Например, семантическая близость слов проблема, задача и вопрос позволяет использовать их в качестве взаимозаменяемых синонимов, что, в свою очередь, является эффективным манипулятивным приемом, так как обеспечивает переключение внимания слушателя с рассмотрения проблем на постановку задач. В частности, обнаружено, что данные слова употребляются в соответствии с композиционными особенностями текстов посланий и обращений президента страны. Обороты со словом задача употребляются преимущественно в самом начале и конце, где речь не идет пока о конкретных государственных программах, проектах, их реализации и прочее, а декларируются лишь общие фразы. Сочетания со словом проблема употребляются чаще в тех местах, где речь заходит о конкретных трудностях государства. Более частое употребление сочетаний со словом задача в абсолютном начале и конце текста заставляет реципиента переключиться с рефлексии по поводу проблем на выработку стратегий решения задач.

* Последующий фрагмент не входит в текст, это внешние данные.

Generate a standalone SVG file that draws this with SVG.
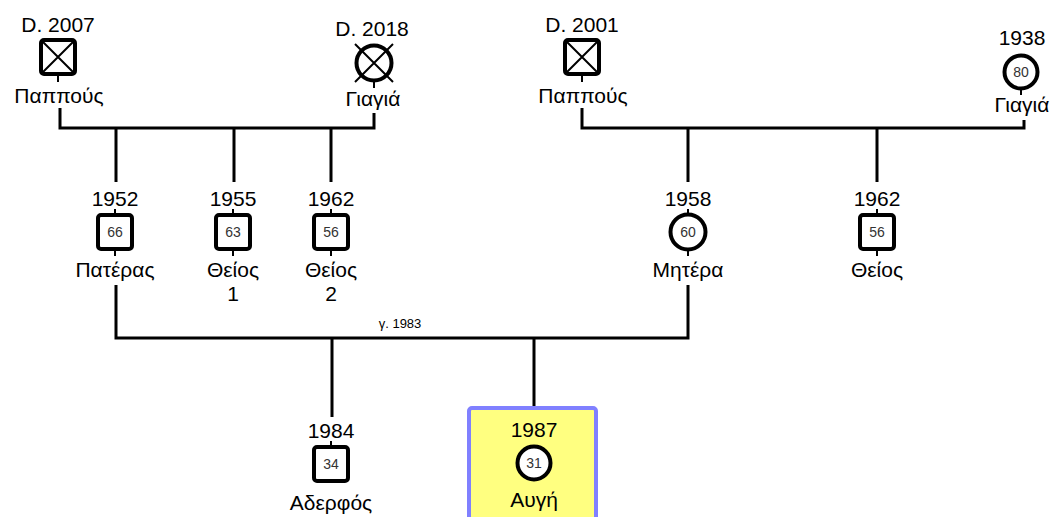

Конечно, немаловажную роль в процессе воздействия на реципиента играет использование имиджевых фраз политических лидеров, которые являются их визитной карточкой и нередко создаются для них специалистами спич-райтерами. Однако суть языковой компетенции ритора в политической сфере сводится к умению говорить языком политики, то есть к умению правильно использовать ключевые для данной сферы стереотипные сочетания слов. Они формируют базу языковой составляющей риторической компетенции в политике.